Marvel Not Marvelous When it Comes to Asia

The good news about the end of the world caused by the snap of Thanos’ fingers once he had the complete set of Infinity Stones on his mighty gauntlet, was that while Natasha Romanoff is reduced to eating peanut butter and jam on white bread and Bruce Banner (Mark Ruffalo) in his gentled-down greenness has pre-formed tacos (and Michael Peña’s Luis and his humor are nowhere to be seen in “Endgame”), the Japanese still have ramen.

What the Japanese do not have, just like Korea and Nepal, is a superhero.  In “Black Panther,” a posh South Korean secret casino doesn’t have a security detail that would stand up to an attack, even as African women warriors from Wakanda and a non-superhero agent would. The East Asians all run. This in a country where all the men are required to serve in the military and the threat of invasion is real currently and even as a long and unfortunate historic trend. Los Angelenos saw that South Korean immigrants were ready to use guns to defend their businesses and one would expect more from professional security in the Busan scenes, but “Black Panther” continues the trend of emasculation of the Avengers saga.

The Avengers were in Korea before. Dr. Helen Cho (Claudia Kim) brainwashed by Ultron (using Loki’s scepter) so he can use her synthetic tissue technology to form a new body. She has to be rescued by the Avengers because there is no high level security in South Korea, a country that faces the threat of Soviet-back invasion every day and this was before a US president made friendly with the mad man running North Korea.

The people behind the first “Dr. Strange” admitted in their attempt to be PC, they made some major missteps. Doctor Strange is a white man who travels to Nepal to learn Asian arts from an Asian Ancient One. Instead of casting an Asian man (or woman), director Scott Derrickson decided to change it to a Celtic woman played to maximum androgynousness (Remember “Orlando”?).  So there we have twice the whiteness–a white woman masters and mysteries in Nepal and passes down the leadership to a white man (who does it even better).  Of course, Derrickson could have tried for more diversity–a predominately Asian cast. Would the six-foot-two Dev Patel not have made a good Doctor Strange? He’s taller than Cumberbatch. Of if you need a guy without an Asian-sounding name, there’s the six-foot-one Allen Theosky Rowe.

Wong is Strange’s sidekick, but Benedict Wong come under the non-threatening second banana–not handsome, not hard-bodied. He’s a chubby safe-space for Benedict Cumberbach’s Doctor Strange unlike Bruce Lee as Kato was to Van Williams as the Green Hornet. Yet imagine the impact that someone like Daniel Jae Kim or Hiroyuki Sanada or Rowe would have had as Wong?  The pleasantly plump approach in Doctor Strange’s casting is similar to that of Spider-Man’s (Tom Holland) bestie, Ned (Hawaiian-born Filipino Jacob Batalon).

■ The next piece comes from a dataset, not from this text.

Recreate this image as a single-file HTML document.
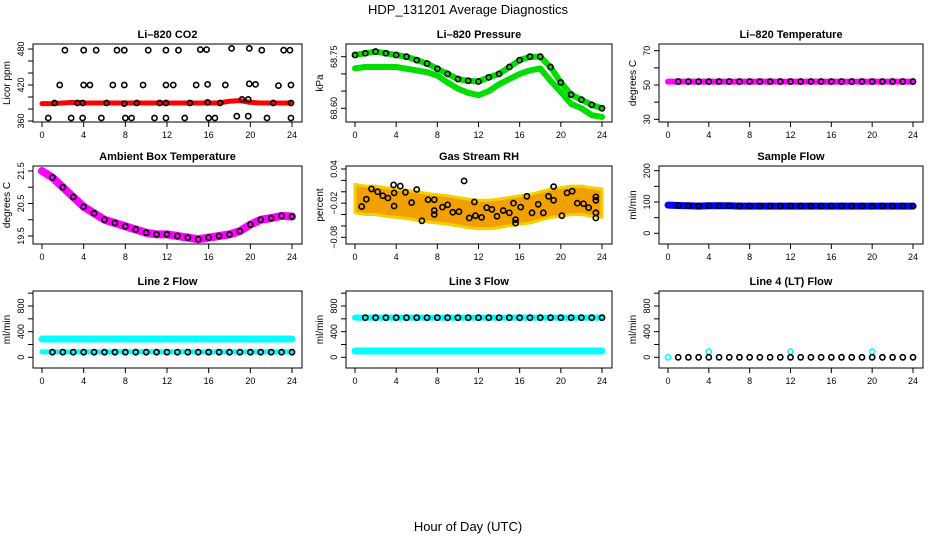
<!DOCTYPE html>
<html><head><meta charset="utf-8"><style>
body{margin:0;background:#fff;}
svg{display:block;font-family:"Liberation Sans",sans-serif;}
</style></head><body>
<svg id="c" width="936" height="540" viewBox="0 0 936 540">
<text x="468" y="14" text-anchor="middle" font-size="13">HDP_131201  Average Diagnostics</text>
<text x="468" y="531" text-anchor="middle" font-size="13">Hour of Day (UTC)</text>
</svg>
<script>
const hours=[0,1,2,3,4,5,6,7,8,9,10,11,12,13,14,15,16,17,18,19,20,21,22,23,24];
const xTickLabels=[0,4,8,12,16,20,24];
// CO2
const co2Band=[389,389,390,391,390,390,390,390,390,390,390,390,390,390,390,390,390,390,393,394,391,390,390,390,390];
const co2CircleHours=[2.2,4.0,5.2,7.2,7.9,10.2,11.9,13.1,15.2,15.8,18.2,19.9,21.1,23.2,23.8,1.7,4.0,4.6,6.8,7.9,9.7,11.9,12.6,14.8,15.9,17.6,19.9,20.5,22.7,23.9,1.2,3.4,3.9,6.2,7.9,9.1,11.3,11.9,14.2,15.9,17.1,19.2,19.8,22.2,23.9,0.6,2.8,3.9,5.7,8.0,8.6,10.8,11.9,13.7,16.0,16.6,18.7,19.8,21.6,23.9];
const co2CircleVals=[478,478,478,478,478,478,478,478,479,479,481,481,478,478,478,420,420,420,420,420,420,420,420,420,421,420,422,421,419,420,390,390,390,390,389,390,390,390,390,391,390,396,396,390,390,365,365,365,365,365,365,365,365,365,365,365,368,368,365,365];
// Pressure
const presUpper=[68.755,68.76,68.765,68.76,68.755,68.75,68.74,68.73,68.715,68.70,68.685,68.68,68.678,68.69,68.70,68.72,68.74,68.75,68.75,68.72,68.675,68.64,68.625,68.61,68.60];
const presLower=[68.716,68.72,68.72,68.72,68.72,68.715,68.71,68.705,68.695,68.675,68.657,68.645,68.638,68.65,68.67,68.685,68.70,68.71,68.716,68.68,68.647,68.613,68.60,68.58,68.575];
// Li-820 temperature
const tempVals=[52,52,52,52,52,52,52,52,52,52,52,52,52,52,52,52,52,52,52,52,52,52,52,52,52];
// Ambient box temperature
const ambVals=[21.5,21.3,21.0,20.7,20.4,20.2,20.0,19.9,19.8,19.7,19.6,19.55,19.55,19.5,19.45,19.4,19.45,19.5,19.55,19.65,19.85,20.0,20.05,20.12,20.1];
// Gas stream RH
const rhUpper=[0.013,0.01,0.01,0.007,0.005,0.003,0,-0.003,-0.005,-0.007,-0.01,-0.013,-0.015,-0.015,-0.013,-0.01,-0.007,-0.005,0,0.005,0.007,0.01,0.01,0.007,0.005];
const rhLower=[-0.037,-0.04,-0.04,-0.043,-0.045,-0.047,-0.05,-0.053,-0.055,-0.057,-0.06,-0.063,-0.065,-0.065,-0.063,-0.06,-0.057,-0.055,-0.05,-0.045,-0.043,-0.04,-0.04,-0.043,-0.045];
const rhCircleHours=[0.65,1.1,1.6,2.2,2.7,3.2,3.75,3.8,3.8,4.4,4.9,5.5,6.0,6.5,7.1,7.7,7.7,7.7,8.5,9.0,9.5,10.1,10.6,11.1,11.6,11.7,12.3,12.8,13.3,13.8,14.4,15.0,15.4,15.6,15.6,16.1,16.7,17.2,17.8,18.3,18.8,19.3,19.3,20.1,20.6,21.1,21.6,22.2,22.7,23.4,23.4,23.4,23.4];
const rhCircleVals=[-0.026,-0.013,0.005,0,-0.007,-0.011,0.012,-0.002,-0.025,0.01,-0.001,-0.019,0.004,-0.051,-0.014,-0.014,-0.033,-0.04,-0.027,-0.023,-0.036,-0.035,0.019,-0.046,-0.018,-0.042,-0.045,-0.028,-0.031,-0.043,-0.033,-0.037,-0.02,-0.049,-0.055,-0.027,-0.008,-0.037,-0.022,-0.037,-0.008,-0.015,0.009,-0.042,-0.002,0.001,-0.02,-0.021,-0.028,-0.009,-0.015,-0.037,-0.046];
// Flows
const sampleFlow=[90,89,88,87,88,88,88,87,87,87,87,87,87,87,87,87,87,87,87,87,87,87,87,87,87];
const line2Upper=[285,285,285,285,285,285,285,285,285,285,285,285,285,285,285,285,285,285,285,285,285,285,285,285,285];
const line2Lower=[85,85,85,85,85,85,85,85,85,85,85,85,85,85,85,85,85,85,85,85,85,85,85,85,85];
const line2Circles=[80,80,80,80,80,80,80,80,80,80,80,80,80,80,80,80,80,80,80,80,80,80,80,80,80];
const line3Upper=[618,618,618,618,618,618,618,618,618,618,618,618,618,618,618,618,618,618,618,618,618,618,618,618,618];
const line3Lower=[98,98,98,98,98,98,98,98,98,98,98,98,98,98,98,98,98,98,98,98,98,98,98,98,98];
const line4Vals=[0,0,0,0,0,0,0,0,0,0,0,0,0,0,0,0,0,0,0,0,0,0,0,0,0];
const line4SpikeHours=[4,12,20];
const line4SpikeVals=[88,88,88];

const NS='http://www.w3.org/2000/svg';
const svg=document.getElementById('c');
function mk(tag,attrs,parent){const e=document.createElementNS(NS,tag);for(const k in attrs)e.setAttribute(k,attrs[k]);(parent||svg).appendChild(e);return e;}

function panel(cfg){
  const g=mk('g',{});
  
  
  const [x0,y0,x1,y1]=cfg.box;
  const xs=h=>x0+9+(x1-x0-19)*h/24;
  const ys=v=>cfg.ym[1]+(v-cfg.ym[0])*(cfg.ym[3]-cfg.ym[1])/(cfg.ym[2]-cfg.ym[0]);
  const t=mk('text',{x:(x0+x1)/2,y:y0-6,'text-anchor':'middle','font-size':11,'font-weight':'bold'},g);
  t.textContent=cfg.title;
  
  
  const r=mk('rect',{x:x0,y:y0,width:x1-x0,height:y1-y0,fill:'none',stroke:'#000','stroke-width':1},g);
  
  
  xTickLabels.forEach(h=>{
    const X=xs(h);
    mk('line',{x1:X,y1:y1,x2:X,y2:y1+5,stroke:'#000'},g);
    const l=mk('text',{x:X,y:y1+16,'text-anchor':'middle','font-size':9},g);
    l.textContent=h;
    
    
  });
  cfg.yticks.forEach(v=>{
    const Y=ys(v);
    mk('line',{x1:x0,y1:Y,x2:x0-5,y2:Y,stroke:'#000'},g);
  });
  cfg.ylabels.forEach(v=>{
    const Y=ys(v);
    const l=mk('text',{x:0,y:0,'text-anchor':'middle','font-size':9,transform:`translate(${x0-9},${Y}) rotate(-90)`},g);
    l.textContent=cfg.fmt?cfg.fmt(v):v;
    
    
  });
  const yl=mk('text',{x:0,y:0,'text-anchor':'middle','font-size':10,transform:`translate(${x0-23},${(y0+y1)/2}) rotate(-90)`},g);
  yl.textContent=cfg.ylab;
  
  
  const clip='clip'+cfg.name;
  const cp=mk('clipPath',{id:clip},g);mk('rect',{x:x0,y:y0,width:x1-x0,height:y1-y0},cp);
  const dg=mk('g',{'clip-path':`url(#${clip})`},g);
  return {xs,ys,g:dg};
}
function band(p,hs,vals,color,w,name){
  const pts=hs.map((h,i)=>p.xs(h)+','+p.ys(vals[i])).join(' ');
  const pl=mk('polyline',{points:pts,fill:'none',stroke:color,'stroke-width':w,'stroke-linejoin':'round','stroke-linecap':'round'},p.g);
  
  
}
function circles(p,hs,vals,color,name,start){
  hs.forEach((h,i)=>{
    if(start!==undefined&&h<start)return;
    const c=mk('circle',{cx:p.xs(h),cy:p.ys(vals[i]),r:2.6,fill:'none',stroke:color,'stroke-width':1.6},p.g);
    
    
  });
}
function polyband(p,up,lo,name){
  const pts=hours.map((h,i)=>p.xs(h)+','+p.ys(up[i])).concat(hours.slice().reverse().map((h,j)=>p.xs(h)+','+p.ys(lo[hours.length-1-j]))).join(' ');
  const pg=mk('polygon',{points:pts,fill:'#f2a000',stroke:'#f5d000','stroke-width':3,'stroke-linejoin':'round'},p.g);
  
  
}
const rng=(a,b,s)=>{const o=[];for(let v=a;v<=b+1e-9;v+=s)o.push(+v.toFixed(4));return o;};
const flowTicks=rng(0,1000,200), flowLabels=[0,400,800];

// Row 1
let p=panel({name:'co2-panel',title:'Li–820 CO2',ylab:'Licor ppm',box:[33,44,302,122],ym:[480,49,360,121],yticks:rng(360,480,20),ylabels:[360,420,480]});
band(p,hours,co2Band,'#ff0000',5,'co2-band');
circles(p,co2CircleHours,co2CircleVals,'#000','co2-point');

p=panel({name:'pressure-panel',title:'Li–820 Pressure',ylab:'kPa',box:[346,44,612,122],ym:[68.75,56.7,68.60,108.3],yticks:rng(68.60,68.75,0.05),ylabels:[68.60,68.75],fmt:v=>v.toFixed(2)});
band(p,hours,presUpper,'#00dd00',6,'pressure-band-upper');
band(p,hours,presLower,'#00dd00',6,'pressure-band-lower');
circles(p,hours,presUpper,'#000','pressure-point');

p=panel({name:'li820-temp-panel',title:'Li–820 Temperature',ylab:'degrees C',box:[659,44,923,122],ym:[70,50.7,30,119.3],yticks:rng(30,70,10),ylabels:[30,50,70]});
band(p,hours,tempVals,'#ff00ff',6,'temp-band');
circles(p,hours,tempVals,'#000','temp-point',0.5);

// Row 2
p=panel({name:'ambient-temp-panel',title:'Ambient Box Temperature',ylab:'degrees C',box:[33,166,302,244],ym:[21.5,171,19.5,236],yticks:rng(19.5,21.5,0.5),ylabels:[19.5,20.5,21.5],fmt:v=>v.toFixed(1)});
band(p,hours,ambVals,'#ff00ff',8,'ambient-band');
circles(p,hours,ambVals,'#000','ambient-point',0.5);

p=panel({name:'rh-panel',title:'Gas Stream RH',ylab:'percent',box:[346,166,612,244],ym:[0.04,169,-0.08,237.3],yticks:rng(-0.08,0.04,0.02),ylabels:[-0.08,-0.02,0.04],fmt:v=>v.toFixed(2).replace('-','−')});
polyband(p,rhUpper,rhLower,'rh-cloud');
circles(p,rhCircleHours,rhCircleVals,'#000','rh-point');

p=panel({name:'sample-flow-panel',title:'Sample Flow',ylab:'ml/min',box:[659,166,923,244],ym:[200,170.7,0,233.3],yticks:rng(0,200,50),ylabels:[0,100,200]});
band(p,hours,sampleFlow,'#0000ff',7,'sample-flow-band');
circles(p,hours,sampleFlow,'#000','sample-flow-point',0.5);

// Row 3
p=panel({name:'line2-flow-panel',title:'Line 2 Flow',ylab:'ml/min',box:[33,291,302,368],ym:[800,306,0,357.3],yticks:flowTicks,ylabels:flowLabels});
band(p,hours,line2Upper,'#00ffff',7,'line2-band-upper');
band(p,hours,line2Lower,'#00ffff',5,'line2-band-lower');
circles(p,hours,line2Circles,'#000','line2-point',0.5);

p=panel({name:'line3-flow-panel',title:'Line 3 Flow',ylab:'ml/min',box:[346,291,612,368],ym:[800,306,0,357.3],yticks:flowTicks,ylabels:flowLabels});
band(p,hours,line3Upper,'#00ffff',6,'line3-band-upper');
band(p,hours,line3Lower,'#00ffff',7,'line3-band-lower');
circles(p,hours,line3Upper,'#000','line3-point',0.5);

p=panel({name:'line4-flow-panel',title:'Line 4 (LT) Flow',ylab:'ml/min',box:[659,291,923,368],ym:[800,306,0,357.3],yticks:flowTicks,ylabels:flowLabels});
circles(p,[0],[line4Vals[0]],'#00ffff','line4-start-point');
circles(p,line4SpikeHours,line4SpikeVals,'#00ffff','line4-spike-point');
circles(p,hours,line4Vals,'#000','line4-point',0.5);
</script>
</body></html>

I bring up Sanada, because as in “Black Panther,” “Endgame” takes a totally unnecessary detour to Japan where Clint Barton takes on the guise of Ronin and takes out people who are supposedly Yakuza although I don’t think Yakuza really run around in traditional clothes and use katana. In his five years away, apparently Clint has become fluent in Japanese and a master swordsman because he’s white and something in the tradition of Rudyard Kipling’s “Kim,” he can easily become more native than the natives as a superior white person.

Marvel did give us “Big Hero Six,” but then in the more recent and widely celebrated diversity step forward, decided that “Spider-verse” didn’t deserve a mature Peni Parker who was on the same level as Spider-Gwen or Miles’ version of Spider-Man (or even Spider-Ham). She gets to be the one with the least strong poses. Sometimes she looks as if she needs to pee.

Marvel is supposedly coming out with an East Asian hero, Shang-Chi. How that will change the Marvel-verse is hard to discern but at the end of an epic 22-movie arc, while Marvel understood how to handle black and white, it did not understand how to handle real diversity in a world that is 60 percent Asian.